Recently I was working with a team that was having trouble getting testing tasks done, because some of the developers did not like testing; they wanted to write code, because if was more fun.
At the risk of preaching to the choir, let me explain how business works:
- A business employs people and asks them to make stuff. The employees would rather be doing something they would like to do, so the business pays them in order to give them an incentive to come to work.
- The business sells the stuff that its employees make. Customers exchange money for the stuff, because they don't have the time or the expertise to make it themselves.
- The business takes the money from the sales of the stuff, invests some of it in the business, pays some of it as dividends to shareholders, and pays some of it to the employees from step 1.

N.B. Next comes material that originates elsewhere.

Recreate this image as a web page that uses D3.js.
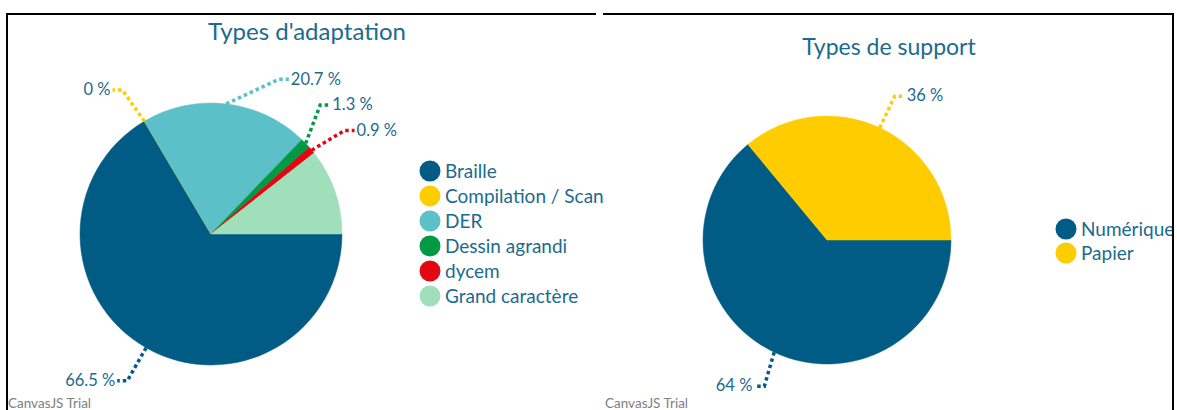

As long as the employees are making stuff, and the customers are buying stuff, we have a continuous cycle and a successful business.
Notably absent in the above description is "The business pays employees to come to work and only work on fun stuff."
Elbert Hubbard, a 19th century American writer and philosopher said:
If you work for a man, in heaven's name work for him. If he pays you wages which supply you bread and butter, work for him; speak well of him; stand by him, and stand by the institution he represents. If put to a pinch, an ounce of loyalty is worth a pound of cleverness. If you must vilify, condemn, and eternally disparage, resign your position, and when you are outside, damn to your heart's content, but as long as you are part of the institution do not condemn it. If you do that, you are loosening the tendrils that are holding you to the institution, and at the first high wind that comes along, you will be uprooted and blown away, and will probably never know the reason why.
Now that may sound terribly old-school. The social contract of loyalty between employers and employees is much weaker than it was even 50 years ago, when working hard your whole career almost guaranteed that the company would take care of you. (This is the social contract Billy Joel sang about in Allentown.) Today you can get laid off at a moment's notice, or your can give your two-weeks notice, and nobody raises an eyebrow.
No, this is not about being loyal to your company because it is the noble thing to do, but because if the company is paying your wages, it is in your best interest for the company to stay afloat.
There is an old story called A Tale of Three Bricklayers. (Josh Allan Dykstra has a good article about this.) It goes something like this:
A man came upon a construction site where three bricklayers were busy at work. As he meandered through the site, he asked each bricklayer what he was doing.
The first one said "I'm laying bricks."
The second one said "I'm building a wall."
The third one proudly proclaimed "I'm building a cathedral."
Developers who do not want to perform testing tasks because they are not as fun as coding are like the first bricklayer. They may be excellent coders, but they are not looking at the big picture of what the company needs in order to survive.
They are frequently long-time employees, and they are like the mice in Who Moved My Cheese?, by Spencer Johnson (one of the great agile development books, in my opinion). For as long as they could remember, there was a big pile of cheese next to their home, and when it finally ran out, some of them could not believe that their world had changed so radically, and just sat there, waiting for the cheese to come back.
There was a time, in the days of old, when being a hotshot coder was enough, and if one didn't want to help with testing or documentation, there were other departments for that. And anyway, being a hotshot coder made one close to god-like.
But the times have changed: agile development is the industry standard, and customers are beginning to expect faster response to their requests than the once-every-18-months cycle that used to be the norm.
Developers who consider themselves above tasks like coding, or ones who don't want to work on anything that isn't fun, will eventually face one of two things:
- the company will realize that they are impeding progress and will let them go, or
- the company will let them continue to be a spanner in the works and demoralize the developers who are trying to do agile development, and eventually they will take the company down.
Either way, they will be out of a job.